Requirement>
Copy each line below that includes "recreates".

Charts and diagrams as code>

>> BEGIN

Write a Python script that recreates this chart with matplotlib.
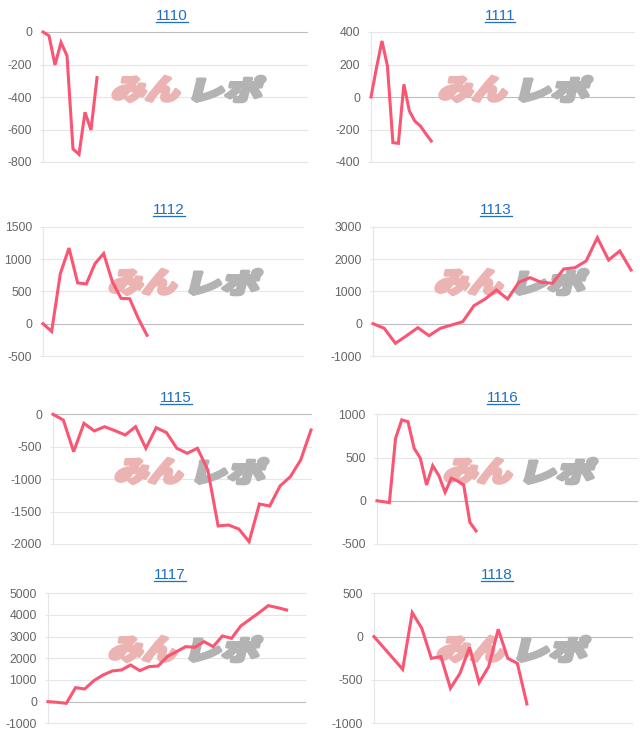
import matplotlib; matplotlib.use("Agg")
import matplotlib.pyplot as plt
from matplotlib.textpath import TextPath
from matplotlib.patches import PathPatch
from matplotlib.font_manager import FontProperties
from matplotlib.transforms import Affine2D
from matplotlib.lines import Line2D

plt.rcParams['axes.unicode_minus'] = False

# --- data ---
titles = ["1110", "1111", "1112", "1113", "1115", "1116", "1117", "1118"]
v1110 = [0, -23, -203, -64, -146, -720, -753, -494, -603, -281]
v1111 = [0, 180, 345, 191, -281, -285, 78, -86, -148, -178, -226, -271]
v1112 = [0, -120, 775, 1170, 630, 615, 930, 1085, 650, 392, 385, 80, -180]
v1113 = [0, -143, -607, -370, -124, -371, -143, -41, 62, 557, 763, 1042, 763, 1280,
         1423, 1280, 1250, 1691, 1732, 1939, 2660, 1970, 2249, 1660]
v1115 = [0, -88, -576, -139, -257, -191, -252, -319, -191, -524, -206, -283, -524,
         -601, -524, -858, -1722, -1707, -1768, -1964, -1383, -1414, -1105, -962, -704, -242]
v1116 = [0, -10, -22, 723, 935, 915, 607, 492, 183, 406, 290, 98, 260, 229, 183, -249, -349]
v1117 = [0, -31, -77, 646, 585, 969, 1231, 1415, 1462, 1692, 1431, 1615, 1646, 2077,
         2308, 2538, 2508, 2769, 2538, 3031, 2923, 3492, 3800, 4108, 4431, 4338, 4231]
v1118 = [0, -125, -251, -377, 277, 96, -250, -231, -596, -423, -123, -531, -346, 85,
         -250, -308, -777]
series = [v1110, v1111, v1112, v1113, v1115, v1116, v1117, v1118]
n_labels = [45, 49, 31, 24, 26, 43, 29, 28]
y_min = [-800, -400, -500, -1000, -2000, -500, -1000, -1000]
y_max = [0, 400, 1500, 3000, 0, 1000, 5000, 500]
y_step = [200, 200, 500, 1000, 500, 500, 1000, 500]

# --- layout in pixels (left, right, top, bottom), title (x, baseline), logo (x, top)
W, H = 640, 745
boxes = [(43, 307, 32, 162), (371, 634, 32, 162),
         (43, 303, 226.7, 356), (373, 631, 226.7, 356),
         (53, 311, 414.3, 544), (377, 637, 414.3, 544),
         (48, 305, 593.3, 723.3), (374, 632, 593.3, 723.3)]
title_pos = [(172, 19.5), (500, 19.5), (169, 213.5), (496, 213.5),
             (176, 401.7), (503, 401.7), (170, 579.3), (497, 579.3)]
logo_pos = [(110, 75), (437, 75), (107, 268), (433, 268),
            (113, 457), (442, 457), (107, 635), (435, 635)]

LINE = '#fa5573'
GRID = '#e6e6e6'
ZERO = '#bdbdbd'
TICK = '#666666'
LINK = '#1f6fc5'

fig = plt.figure(figsize=(6.4, 7.45), dpi=100)
fig.patch.set_facecolor('white')
pxT = Affine2D().scale(1 / W, 1 / H) + fig.transFigure
fp = FontProperties(family=['Noto Sans CJK JP'], weight='black')


def logo(ax, x0, ytop, w=158, h=28):
    parts = [("みん", '#ecb3b3', 0.0, 0.48), ("レポ", '#b3b3b3', 0.51, 0.49)]
    sk = 14
    for s, c, fx, fw in parts:
        tp = TextPath((0, 0), s, size=10, prop=fp)
        e = tp.get_extents()
        ww = w * fw - h * 0.25 - 3
        tr = (Affine2D().translate(-e.x0, -e.y0).scale(ww / e.width, (h - 3) / e.height)
              .skew_deg(sk, 0).translate(x0 + fx * w + 1.5, H - ytop - h + 1.5)) + pxT
        ax.add_patch(PathPatch(tp, transform=tr, fc=c, ec=c, lw=2.6, joinstyle='round',
                               zorder=1, clip_on=False))


axes = []
for i, v in enumerate(series):
    l, r, t, b = boxes[i]
    ax = fig.add_axes([l / W, 1 - b / H, (r - l) / W, (b - t) / H])
    ax.set_facecolor('none')
    for s in ('top', 'right', 'bottom'):
        ax.spines[s].set_visible(False)
    ax.spines['left'].set_color(GRID)
    ax.spines['left'].set_linewidth(0.8)
    ticks = list(range(y_min[i], y_max[i] + 1, y_step[i]))
    ax.set_ylim(y_min[i], y_max[i])
    ax.set_xlim(0, n_labels[i] - 1)
    ax.set_yticks(ticks)
    ax.set_xticks([])
    ax.tick_params(axis='y', length=2, width=0.8, color=GRID, pad=6,
                   labelsize=8.8, labelcolor=TICK)
    for lab in ax.get_yticklabels():
        lab.set_fontfamily('Liberation Sans')
    for tk in ticks:
        ax.axhline(tk, color=ZERO if tk == 0 else GRID, lw=0.8, zorder=0.5, clip_on=False)
    logo(ax, *logo_pos[i])
    ax.plot(range(len(v)), v, color=LINE, lw=2.2, solid_joinstyle='miter',
            zorder=3, clip_on=False)
    axes.append(ax)

# titles as underlined links
txts = []
for i, tt in enumerate(titles):
    x, yb = title_pos[i]
    txts.append(fig.text(x / W, 1 - yb / H, tt, ha='center', va='baseline',
                         fontsize=11, color=LINK, family='Liberation Sans'))
fig.canvas.draw()
for i, tx in enumerate(txts):
    bb = tx.get_window_extent()
    yb = title_pos[i][1] + 2
    fig.add_artist(Line2D([bb.x0 / W, bb.x1 / W], [1 - yb / H, 1 - yb / H],
                          transform=fig.transFigure, color=LINK, lw=0.9))

fig.savefig("out.png", dpi=100)
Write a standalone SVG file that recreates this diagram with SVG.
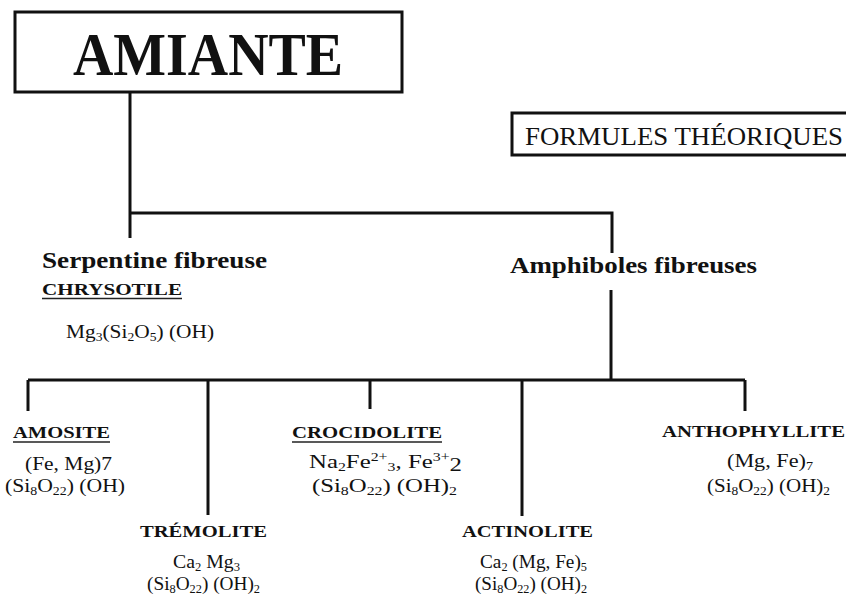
<svg xmlns="http://www.w3.org/2000/svg" width="846" height="599" viewBox="0 0 846 599">
<style>
  text { font-family: "Liberation Serif", "Times New Roman", serif; fill: #111; }
  .title { font-size: 62px; font-weight: bold; }
  .head { font-size: 23px; font-weight: bold; }
  .name { font-size: 17.5px; font-weight: bold; }
  .f { font-size: 18px; }
  .sub { font-size: 11.5px; }
  .box { fill: #fff; stroke: #111; stroke-width: 3; }
  .ul { stroke: #222; stroke-width: 1.5; }
  .conn { fill: none; stroke: #111; stroke-width: 3; }
</style>
<rect width="846" height="599" fill="#fff"/>

<g id="connectors">
  <path class="conn" d="M130 92 V238"/>
  <path class="conn" d="M130 213 H612 V253"/>
  <path class="conn" d="M611 290 V380"/>
  <path class="conn" d="M28 380 H745"/>
  <path class="conn" d="M28 380 V411"/>
  <path class="conn" d="M208 380 V515"/>
  <path class="conn" d="M370 380 V409"/>
  <path class="conn" d="M522 380 V516"/>
  <path class="conn" d="M745 380 V411"/>
</g>

<g id="amiante">
  <rect class="box" x="15" y="12" width="387" height="80"/>
  <text class="title" x="73" y="75" textLength="270" lengthAdjust="spacingAndGlyphs">AMIANTE</text>
</g>

<g id="formules">
  <rect class="box" x="512" y="113" width="345" height="42"/>
  <text x="525" y="145" style="font-size:26px" textLength="318" lengthAdjust="spacingAndGlyphs">FORMULES THÉORIQUES</text>
</g>

<g id="serpentine">
  <text class="head" x="42" y="268" textLength="225" lengthAdjust="spacingAndGlyphs">Serpentine fibreuse</text>
  <text class="name" x="42" y="295" textLength="140" lengthAdjust="spacingAndGlyphs">CHRYSOTILE</text>
  <line class="ul" x1="42" y1="298.5" x2="182" y2="298.5"/>
  <text class="f" x="66" y="338" textLength="148" lengthAdjust="spacingAndGlyphs">Mg<tspan class="sub" dy="3">3</tspan><tspan dy="-3">(Si</tspan><tspan class="sub" dy="3">2</tspan><tspan dy="-3">O</tspan><tspan class="sub" dy="3">5</tspan><tspan dy="-3">) (OH)</tspan></text>
</g>

<g id="amphiboles">
  <text class="head" x="510" y="273" textLength="247" lengthAdjust="spacingAndGlyphs">Amphiboles fibreuses</text>
</g>

<g id="amosite">
  <text class="name" x="13" y="438" textLength="97" lengthAdjust="spacingAndGlyphs">AMOSITE</text>
  <line class="ul" x1="13" y1="442" x2="110" y2="442"/>
  <text class="f" x="25" y="470" textLength="87" lengthAdjust="spacingAndGlyphs">(Fe, Mg)7</text>
  <text class="f" x="5" y="492" textLength="120" lengthAdjust="spacingAndGlyphs">(Si<tspan class="sub" dy="3">8</tspan><tspan dy="-3">O</tspan><tspan class="sub" dy="3">22</tspan><tspan dy="-3">) (OH)</tspan></text>
</g>

<g id="tremolite">
  <text class="name" x="140" y="537" textLength="127" lengthAdjust="spacingAndGlyphs">TRÉMOLITE</text>
  <text class="f" x="173" y="568" textLength="67" lengthAdjust="spacingAndGlyphs">Ca<tspan class="sub" dy="3">2</tspan><tspan dy="-3"> Mg</tspan><tspan class="sub" dy="3">3</tspan></text>
  <text class="f" x="147" y="590" textLength="113" lengthAdjust="spacingAndGlyphs">(Si<tspan class="sub" dy="3">8</tspan><tspan dy="-3">O</tspan><tspan class="sub" dy="3">22</tspan><tspan dy="-3">) (OH)</tspan><tspan class="sub" dy="3">2</tspan></text>
</g>

<g id="crocidolite">
  <text class="name" x="292" y="438" textLength="150" lengthAdjust="spacingAndGlyphs">CROCIDOLITE</text>
  <line class="ul" x1="292" y1="442" x2="442" y2="442"/>
  <text class="f" x="309" y="468" textLength="153" lengthAdjust="spacingAndGlyphs">Na<tspan class="sub" dy="3">2</tspan><tspan dy="-3">Fe</tspan><tspan class="sub" dy="-7">2+</tspan><tspan class="sub" dy="10">3</tspan><tspan dy="-3">, Fe</tspan><tspan class="sub" dy="-7">3+</tspan><tspan dy="10">2</tspan></text>
  <text class="f" x="312" y="492" textLength="145" lengthAdjust="spacingAndGlyphs">(Si<tspan class="sub" dy="3">8</tspan><tspan dy="-3">O</tspan><tspan class="sub" dy="3">22</tspan><tspan dy="-3">) (OH)</tspan><tspan class="sub" dy="3">2</tspan></text>
</g>

<g id="actinolite">
  <text class="name" x="462" y="537" textLength="131" lengthAdjust="spacingAndGlyphs">ACTINOLITE</text>
  <text class="f" x="480" y="568" textLength="107" lengthAdjust="spacingAndGlyphs">Ca<tspan class="sub" dy="3">2</tspan><tspan dy="-3"> (Mg, Fe)</tspan><tspan class="sub" dy="3">5</tspan></text>
  <text class="f" x="475" y="590" textLength="112" lengthAdjust="spacingAndGlyphs">(Si<tspan class="sub" dy="3">8</tspan><tspan dy="-3">O</tspan><tspan class="sub" dy="3">22</tspan><tspan dy="-3">) (OH)</tspan><tspan class="sub" dy="3">2</tspan></text>
</g>

<g id="anthophyllite">
  <text class="name" x="662" y="437" textLength="183" lengthAdjust="spacingAndGlyphs">ANTHOPHYLLITE</text>
  <text class="f" x="727" y="467" textLength="86" lengthAdjust="spacingAndGlyphs">(Mg, Fe)<tspan class="sub" dy="3">7</tspan></text>
  <text class="f" x="707" y="492" textLength="123" lengthAdjust="spacingAndGlyphs">(Si<tspan class="sub" dy="3">8</tspan><tspan dy="-3">O</tspan><tspan class="sub" dy="3">22</tspan><tspan dy="-3">) (OH)</tspan><tspan class="sub" dy="3">2</tspan></text>
</g>
</svg>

>> END

Response for this exercise>
Write a Python script that recreates this chart with matplotlib.
Write a standalone SVG file that recreates this diagram with SVG.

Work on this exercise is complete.